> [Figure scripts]

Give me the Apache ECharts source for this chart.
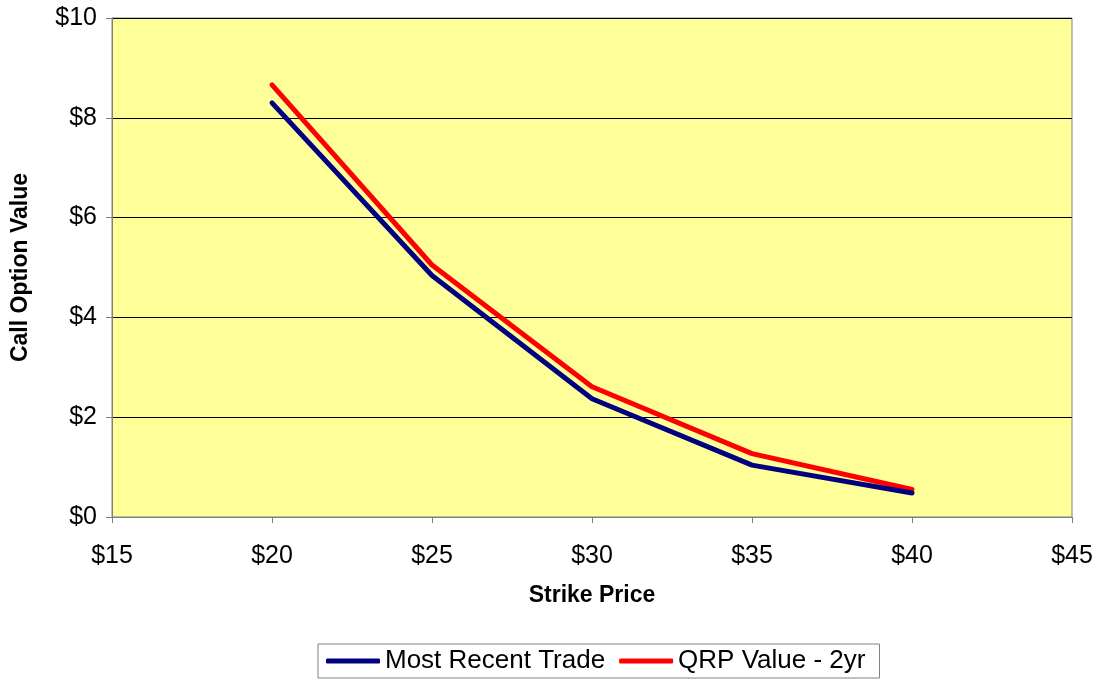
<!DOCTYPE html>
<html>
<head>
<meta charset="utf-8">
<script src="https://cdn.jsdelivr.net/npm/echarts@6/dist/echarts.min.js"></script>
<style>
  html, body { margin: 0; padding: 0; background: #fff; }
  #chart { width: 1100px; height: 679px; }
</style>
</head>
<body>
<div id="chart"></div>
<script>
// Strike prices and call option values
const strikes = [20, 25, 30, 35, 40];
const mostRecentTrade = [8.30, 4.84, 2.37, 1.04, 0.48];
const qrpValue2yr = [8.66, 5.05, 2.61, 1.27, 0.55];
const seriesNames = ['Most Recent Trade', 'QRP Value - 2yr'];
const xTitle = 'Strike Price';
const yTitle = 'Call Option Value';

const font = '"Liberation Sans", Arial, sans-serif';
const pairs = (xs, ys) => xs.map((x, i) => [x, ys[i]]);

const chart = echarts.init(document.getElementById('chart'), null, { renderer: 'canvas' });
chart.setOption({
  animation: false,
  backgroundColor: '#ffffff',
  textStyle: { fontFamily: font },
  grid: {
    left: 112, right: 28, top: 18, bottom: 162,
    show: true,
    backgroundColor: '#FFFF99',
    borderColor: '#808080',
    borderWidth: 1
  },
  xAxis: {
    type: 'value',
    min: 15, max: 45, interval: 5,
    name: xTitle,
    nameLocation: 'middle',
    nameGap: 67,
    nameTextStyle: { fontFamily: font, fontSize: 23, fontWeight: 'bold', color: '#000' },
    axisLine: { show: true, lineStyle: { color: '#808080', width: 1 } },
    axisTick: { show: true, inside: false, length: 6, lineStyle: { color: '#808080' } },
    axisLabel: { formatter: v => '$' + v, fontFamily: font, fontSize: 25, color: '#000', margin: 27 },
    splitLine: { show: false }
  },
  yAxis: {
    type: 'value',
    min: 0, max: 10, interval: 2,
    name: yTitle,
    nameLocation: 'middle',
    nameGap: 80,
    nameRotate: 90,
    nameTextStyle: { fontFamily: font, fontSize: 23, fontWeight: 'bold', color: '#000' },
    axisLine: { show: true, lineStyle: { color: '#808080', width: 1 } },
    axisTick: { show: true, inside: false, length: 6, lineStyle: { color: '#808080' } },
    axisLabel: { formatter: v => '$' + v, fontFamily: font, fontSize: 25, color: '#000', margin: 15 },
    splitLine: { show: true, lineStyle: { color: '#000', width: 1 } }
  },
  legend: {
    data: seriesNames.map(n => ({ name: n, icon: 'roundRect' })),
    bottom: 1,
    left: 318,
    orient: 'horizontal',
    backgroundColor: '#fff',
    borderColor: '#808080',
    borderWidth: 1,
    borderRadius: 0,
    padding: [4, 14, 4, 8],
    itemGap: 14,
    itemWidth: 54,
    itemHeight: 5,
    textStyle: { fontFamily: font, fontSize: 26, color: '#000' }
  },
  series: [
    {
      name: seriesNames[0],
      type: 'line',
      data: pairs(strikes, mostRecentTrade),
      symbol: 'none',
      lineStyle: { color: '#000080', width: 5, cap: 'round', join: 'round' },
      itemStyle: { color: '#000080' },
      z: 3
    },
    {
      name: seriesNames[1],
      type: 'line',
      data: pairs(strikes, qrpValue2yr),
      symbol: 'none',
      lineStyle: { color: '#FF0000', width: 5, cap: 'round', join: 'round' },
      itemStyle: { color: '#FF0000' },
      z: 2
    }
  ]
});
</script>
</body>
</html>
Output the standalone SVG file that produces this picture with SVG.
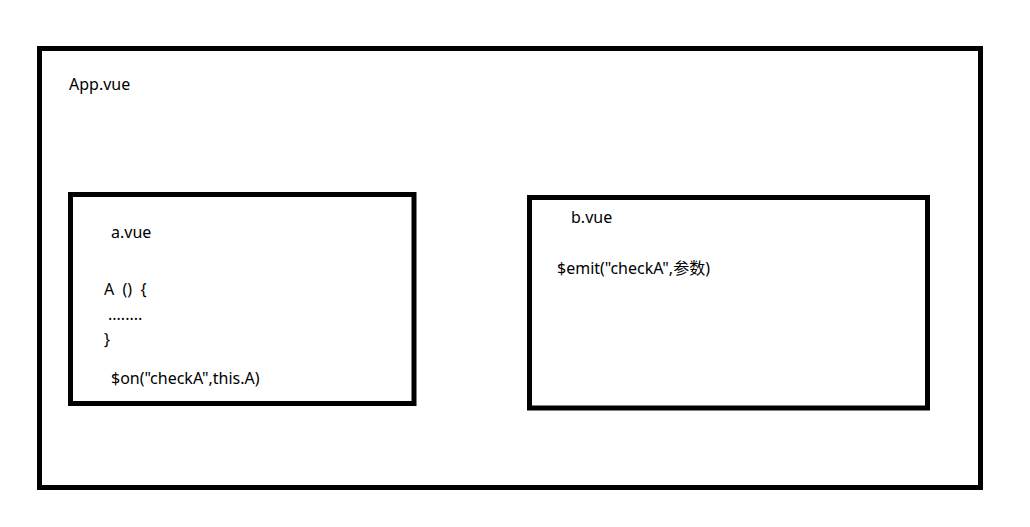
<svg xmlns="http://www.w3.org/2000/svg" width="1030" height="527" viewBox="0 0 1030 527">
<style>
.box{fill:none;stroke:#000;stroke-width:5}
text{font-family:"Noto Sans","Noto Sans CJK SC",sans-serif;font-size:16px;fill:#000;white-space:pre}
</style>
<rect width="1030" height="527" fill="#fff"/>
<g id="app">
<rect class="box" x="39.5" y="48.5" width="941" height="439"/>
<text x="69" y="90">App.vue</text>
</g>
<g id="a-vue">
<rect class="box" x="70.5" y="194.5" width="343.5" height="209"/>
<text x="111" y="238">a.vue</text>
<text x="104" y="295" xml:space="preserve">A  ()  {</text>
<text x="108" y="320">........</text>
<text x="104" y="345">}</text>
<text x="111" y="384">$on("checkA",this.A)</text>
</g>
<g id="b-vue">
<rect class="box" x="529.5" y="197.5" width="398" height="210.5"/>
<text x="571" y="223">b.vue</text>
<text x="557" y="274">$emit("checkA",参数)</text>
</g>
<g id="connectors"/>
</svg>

> [SHORT TASK]
Show the lines of the records that include the string "this".

> [THE REPLY]
Give me the Apache ECharts source for this chart.
Output the standalone SVG file that produces this picture with SVG.
<text x="111" y="384">$on("checkA",this.A)</text>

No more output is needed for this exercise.